Medtner is my favourite 20th century piano composer.
Sadly, it tends not to resonate with audiences as well as it does with pianists!
The lack of 'big tunes', I suspect.
Hopefully, he will one day become a household name in the west
I think that comparing Medtner with Rachmaninoff does neither any favours; yes, they were each Russian and of the same generation, yes, they were each great pianists and composers and yes, each worked within traditional overtly tonal languages and they each had much admiration and respect for one another and dedicated piano concertos to one another, but there the commonalities end. The elder of the two became far better known and more widely appreciated than the younger, partly perhaps because of the "lack of big tunes" (although where are they in late Rachmaninoff?) and partly because Rachmaninoff wrote in many media whereas Medtner wrote mostly piano music, piano concertos, chamber music and songs for voice and piano.

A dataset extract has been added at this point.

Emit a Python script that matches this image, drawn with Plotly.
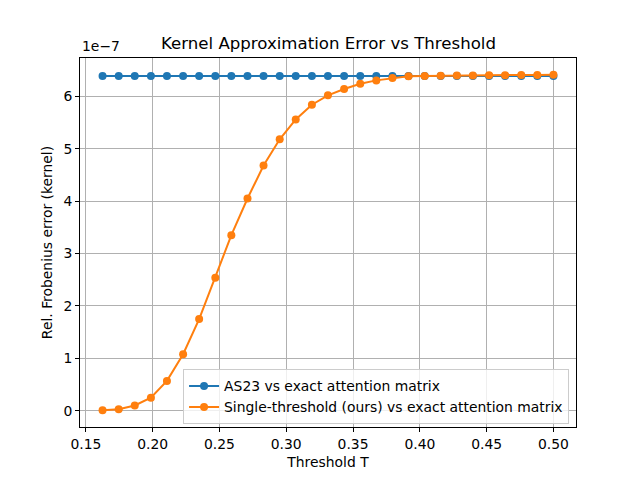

Medtner has been greatly rehabilitated in recent times, with pretty much every one of his works recorded at least once, but to suggest that he was a greater or lesser composer than Rachmaninoff is a
faux pas. Despite the far wider apprecaiton of his work that performance, broadcastas and recordings have enabled, I doubt that Medtner will ever become "fashionable" any more than will Busoni, a fact which, in each case, is in no sense any kind of value judgement. He always had his supporters and devotees, however, one of the earliest in UK being Sorabji.